> **Available data**:
------------------------------

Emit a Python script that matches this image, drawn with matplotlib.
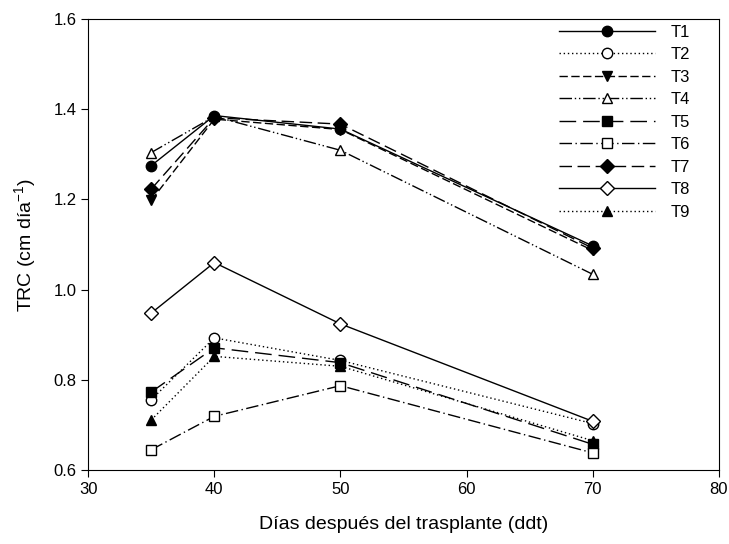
import matplotlib.pyplot as plt

plt.rcParams['font.family'] = ['Liberation Sans', 'DejaVu Sans']

dias = [35, 40, 50, 70]

t1 = [1.275, 1.386, 1.356, 1.097]
t2 = [0.756, 0.893, 0.843, 0.703]
t3 = [1.198, 1.378, 1.355, 1.087]
t4 = [1.304, 1.384, 1.309, 1.034]
t5 = [0.773, 0.871, 0.838, 0.657]
t6 = [0.645, 0.719, 0.787, 0.638]
t7 = [1.223, 1.381, 1.367, 1.092]
t8 = [0.948, 1.060, 0.924, 0.708]
t9 = [0.711, 0.852, 0.830, 0.665]

series = [
    ('T1', t1, 'o', 'k', '-'),
    ('T2', t2, 'o', 'w', (0, (1, 2))),
    ('T3', t3, 'v', 'k', (0, (6, 2.5))),
    ('T4', t4, '^', 'w', (0, (9, 2, 1, 2, 1, 2))),
    ('T5', t5, 's', 'k', (0, (12, 5))),
    ('T6', t6, 's', 'w', (0, (9, 2.5, 1, 2.5))),
    ('T7', t7, 'D', 'k', (0, (9, 4))),
    ('T8', t8, 'D', 'w', '-'),
    ('T9', t9, '^', 'k', (0, (1, 2))),
]

fig = plt.figure(figsize=(7.29, 5.44), dpi=100)
ax = fig.add_axes([0.121, 0.136, 0.865, 0.829])

for name, vals, mk, fc, ls in series:
    ms = 7.5 if mk != 'D' else 7
    ax.plot(dias, vals, color='k', lw=1, ls=ls, marker=mk, ms=ms,
            mfc=fc, mec='k', mew=1, label=name)

ax.set_xlim(30, 80)
ax.set_ylim(0.6, 1.6)
ax.set_xticks([30, 40, 50, 60, 70, 80])
ax.set_yticks([0.6, 0.8, 1.0, 1.2, 1.4, 1.6])
ax.set_yticklabels(['0.6', '0.8', '1.0', '1.2', '1.4', '1.6'])
ax.tick_params(direction='out', length=5, labelsize=12)

ax.set_xlabel('Días después del trasplante (ddt)', fontsize=14, labelpad=14)
ax.set_ylabel('TRC (cm día$^{\\mathregular{-1}}$)', fontsize=14, labelpad=10)

ax.legend(loc='upper right', frameon=False, fontsize=12, handlelength=5.8,
          labelspacing=0.45, handletextpad=0.9, borderaxespad=0.2,
          bbox_to_anchor=(0.97, 1.01))

fig.savefig('out.png', dpi=100)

------------------------------

> **Problem requirements**: From the data above, write out everything exactly except the pictures.

> **Task answer**:
Emit a Python script that matches this image, drawn with matplotlib.
import matplotlib.pyplot as plt

plt.rcParams['font.family'] = ['Liberation Sans', 'DejaVu Sans']

dias = [35, 40, 50, 70]

t1 = [1.275, 1.386, 1.356, 1.097]
t2 = [0.756, 0.893, 0.843, 0.703]
t3 = [1.198, 1.378, 1.355, 1.087]
t4 = [1.304, 1.384, 1.309, 1.034]
t5 = [0.773, 0.871, 0.838, 0.657]
t6 = [0.645, 0.719, 0.787, 0.638]
t7 = [1.223, 1.381, 1.367, 1.092]
t8 = [0.948, 1.060, 0.924, 0.708]
t9 = [0.711, 0.852, 0.830, 0.665]

series = [
    ('T1', t1, 'o', 'k', '-'),
    ('T2', t2, 'o', 'w', (0, (1, 2))),
    ('T3', t3, 'v', 'k', (0, (6, 2.5))),
    ('T4', t4, '^', 'w', (0, (9, 2, 1, 2, 1, 2))),
    ('T5', t5, 's', 'k', (0, (12, 5))),
    ('T6', t6, 's', 'w', (0, (9, 2.5, 1, 2.5))),
    ('T7', t7, 'D', 'k', (0, (9, 4))),
    ('T8', t8, 'D', 'w', '-'),
    ('T9', t9, '^', 'k', (0, (1, 2))),
]

fig = plt.figure(figsize=(7.29, 5.44), dpi=100)
ax = fig.add_axes([0.121, 0.136, 0.865, 0.829])

for name, vals, mk, fc, ls in series:
    ms = 7.5 if mk != 'D' else 7
    ax.plot(dias, vals, color='k', lw=1, ls=ls, marker=mk, ms=ms,
            mfc=fc, mec='k', mew=1, label=name)

ax.set_xlim(30, 80)
ax.set_ylim(0.6, 1.6)
ax.set_xticks([30, 40, 50, 60, 70, 80])
ax.set_yticks([0.6, 0.8, 1.0, 1.2, 1.4, 1.6])
ax.set_yticklabels(['0.6', '0.8', '1.0', '1.2', '1.4', '1.6'])
ax.tick_params(direction='out', length=5, labelsize=12)

ax.set_xlabel('Días después del trasplante (ddt)', fontsize=14, labelpad=14)
ax.set_ylabel('TRC (cm día$^{\\mathregular{-1}}$)', fontsize=14, labelpad=10)

ax.legend(loc='upper right', frameon=False, fontsize=12, handlelength=5.8,
          labelspacing=0.45, handletextpad=0.9, borderaxespad=0.2,
          bbox_to_anchor=(0.97, 1.01))

fig.savefig('out.png', dpi=100)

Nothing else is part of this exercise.